Household chemicals: Cleaners, make-up, medicine, and garden/lawn supplies can be very toxic to both people and pets. Dogs and cats are curious and get bored with long hours alone, so will chew on anything. Keep all household chemicals locked or up on a higher shelf than a child or a pet can reach!
Traffic: Dogs and cats do not understand moving vehicles and can be killed by them. Keep your pets on a leash when near traffic! Most dogs can learn to avoid cars, but it takes time and training.
Identification: Your pet's name and your telephone number should be on your pet's collar. The current rabies tag should also be attached to the collar. A slide- on flat ID band is great. Or buy a plastic name tag, to keep from having the maddening "clank" of metal tag against metal tag right under your pet's ears.
Wandering: Many people keep their dogs at home by putting them on chains or ropes. Three tragic occurrences can happen to your dog on a chain: 1) your dog can wrap himself around the doghouse, a tree, or pole and become immobile. While trying to free herself, your dog could become choked and die. Or your dog could be unable to reach water on a hot summer day, and become dehydrated 2) your dog cannot get away from a wandering vicious dog and can be maimed or killed in a fight 3) your dog could be stolen by a human!
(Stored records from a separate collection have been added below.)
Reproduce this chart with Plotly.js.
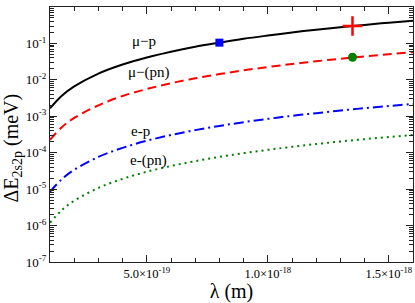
<!DOCTYPE html>
<html>
<head>
<meta charset="utf-8">
<script src="https://cdn.plot.ly/plotly-3.0.1.min.js"></script>
<style>html,body{margin:0;padding:0;background:#fff;}#chart{width:415px;height:303px;}</style>
</head>
<body>
<div id="chart"></div>
<script>
// wavelength lambda (m)
const lambda = [1e-19, 1.5e-19, 2e-19, 3e-19, 4e-19, 5e-19, 6e-19, 7e-19, 8e-19, 9e-19,
                1e-18, 1.1e-18, 1.2e-18, 1.3e-18, 1.4e-18, 1.5e-18, 1.6e-18];
// Delta E_{2s2p} (meV)
const muP  = [1.65e-3, 3.7e-3, 6.6e-3, 1.49e-2, 2.64e-2, 4.1e-2, 5.9e-2, 8.1e-2, 0.105, 0.134,
              0.165, 0.20, 0.238, 0.279, 0.323, 0.371, 0.42];
const muPN = [2.25e-4, 5.1e-4, 9.0e-4, 2.0e-3, 3.6e-3, 5.6e-3, 8.1e-3, 1.1e-2, 1.44e-2, 1.82e-2,
              2.25e-2, 2.72e-2, 3.24e-2, 3.8e-2, 4.41e-2, 5.06e-2, 5.76e-2];
const eP   = [8.5e-6, 1.9e-5, 3.4e-5, 7.65e-5, 1.36e-4, 2.13e-4, 3.06e-4, 4.17e-4, 5.44e-4, 6.89e-4,
              8.5e-4, 1.03e-3, 1.22e-3, 1.44e-3, 1.67e-3, 1.91e-3, 2.18e-3];
const ePN  = [1.2e-6, 2.7e-6, 4.8e-6, 1.08e-5, 1.92e-5, 3.0e-5, 4.32e-5, 5.88e-5, 7.68e-5, 9.72e-5,
              1.2e-4, 1.45e-4, 1.73e-4, 2.03e-4, 2.35e-4, 2.7e-4, 3.07e-4];
// special points
const squareX = [8e-19],   squareY = [0.105];
const crossX  = [1.35e-18], crossY = [0.30];
const circleX = [1.35e-18], circleY = [0.0416];
// curve labels
const labelText = ["μ−p", "μ−(pn)", "e-p", "e-(pn)"];
const labelX = [4.88e-19, 5.09e-19, 4.76e-19, 5.07e-19];
const labelY = [0.117, 0.0164, 3.94e-4, 5.93e-5];
// ticks
const xTickVals = [5e-19, 1e-18, 1.5e-18];
const xTickText = ["5.0×10<sup>-19</sup>", "1.0×10<sup>-18</sup>", "1.5×10<sup>-18</sup>"];
const yTickVals = [1e-7, 1e-6, 1e-5, 1e-4, 1e-3, 1e-2, 1e-1, 1];
const yTickText = ["10<sup>-7</sup>", "10<sup>-6</sup>", "10<sup>-5</sup>", "10<sup>-4</sup>",
                   "10<sup>-3</sup>", "10<sup>-2</sup>", "10<sup>-1</sup>", "10<sup>0</sup>"];

const xMinor = [];
for (let k = 1; k <= 16; k++) { if (k % 5 !== 0) xMinor.push(k * 1e-19); }
const yMinor = [];
for (let e = -7; e < 0; e++) { for (let d = 2; d <= 9; d++) yMinor.push(d * Math.pow(10, e)); }

const FONT = "Liberation Serif, Times New Roman, serif";
const AX = '#222';

const traces = [
  {x: lambda, y: muP, mode: 'lines', line: {color: '#000', width: 2, shape: 'spline'}},
  {x: lambda, y: muPN, mode: 'lines', line: {color: '#ff0000', width: 2, dash: '9px,5px', shape: 'spline'}},
  {x: lambda, y: eP, mode: 'lines', line: {color: '#0000ff', width: 2, dash: '10px,4px,2px,4px', shape: 'spline'}},
  {x: lambda, y: ePN, mode: 'lines', line: {color: '#008000', width: 2, dash: '2px,4px', shape: 'spline'}},
  {x: squareX, y: squareY, mode: 'markers', marker: {symbol: 'square', size: 8, color: '#0000ff'}},
  {x: crossX, y: crossY, mode: 'markers', marker: {symbol: 'cross-thin', size: 14, line: {color: '#ff0000', width: 2.5}}},
  {x: circleX, y: circleY, mode: 'markers', marker: {symbol: 'circle', size: 9, color: '#008000'}}
];

const annotations = labelText.map((t, i) => ({
  x: labelX[i], y: Math.log10(labelY[i]), xref: 'x', yref: 'y', text: t, showarrow: false,
  xanchor: 'center', yanchor: 'middle',
  font: {family: FONT, size: 15, color: '#000'}
}));
annotations.push({
  xref: 'paper', yref: 'paper', x: -0.106, y: 0.447, textangle: -90, showarrow: false,
  xanchor: 'center', yanchor: 'middle',
  text: "ΔE<sub>2s2p</sub> (meV)", font: {family: FONT, size: 20, color: '#000'}
});

const layout = {
  width: 415, height: 303,
  margin: {l: 50, r: 2, t: 7, b: 41, pad: 0},
  paper_bgcolor: '#fff', plot_bgcolor: '#fff',
  showlegend: false,
  font: {family: FONT, color: '#000'},
  xaxis: {
    range: [1e-19, 1.6e-18], showgrid: false, zeroline: false,
    showline: true, linecolor: AX, linewidth: 1, mirror: 'allticks',
    ticks: 'inside', ticklen: 7, tickcolor: AX, tickwidth: 1,
    tickmode: 'array', tickvals: xTickVals, ticktext: xTickText,
    tickfont: {family: FONT, size: 12.5, color: '#000'},
    minor: {tickmode: 'array', tickvals: xMinor, ticks: 'inside', ticklen: 4, tickcolor: AX, tickwidth: 1, showgrid: false},
    title: {text: 'λ (m)', font: {family: FONT, size: 20, color: '#000'}, standoff: 6}
  },
  yaxis: {
    type: 'log', range: [-7, 0], showgrid: false, zeroline: false,
    showline: true, linecolor: AX, linewidth: 1, mirror: 'allticks',
    ticks: 'inside', ticklen: 7, tickcolor: AX, tickwidth: 1,
    tickmode: 'array', tickvals: yTickVals, ticktext: yTickText,
    tickfont: {family: FONT, size: 13, color: '#000'},
    minor: {tickmode: 'array', tickvals: yMinor, ticks: 'inside', ticklen: 4, tickcolor: AX, tickwidth: 1, showgrid: false}
  },
  annotations: annotations
};

Plotly.newPlot('chart', traces, layout, {staticPlot: true, displayModeBar: false});
</script>
</body>
</html>
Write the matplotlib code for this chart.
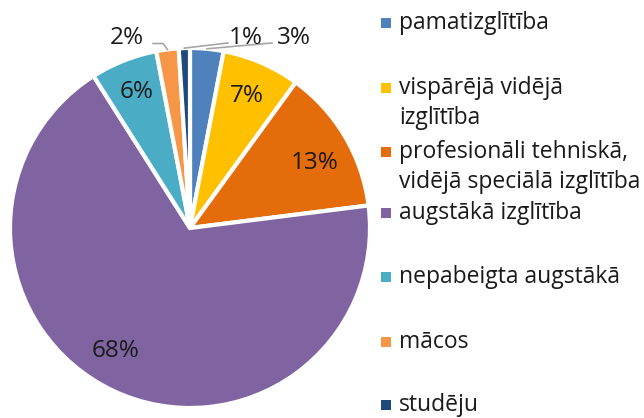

- If you must tether your dog while you are at work, set up a cable 5 feet high between two trees and then clip your dog’s leash to that run. Show him/her how to move back and forth between the trees.
- Cats will climb fences and get free from a yard. To deter climbing out, try adding a foot of fence that is slanted inward.
- Dogs and cats that are spayed or neutered AND have people who spend time daily with them will usually stay close to home.
Food dangers: Chocolate, raisins, and onions are bad for your pets. Also, moldy food can sicken your pet. Keep pet food in a cool, dry place and empty out any moldy food from your pet’s bowl.
Claws: Cats need all their claws to defend themselves from dogs or coyotes. Removing claws also causes mental stress on cats, because they have lost a defense mechanism they were born with and they have lost the joy of climbing! Declawing removes the first knuckle of the toe, not just the claw.
Rabies: is a serious disease, which is caused by a bite from a wild rabid animal. Protect your pet with a yearly rabies vaccination.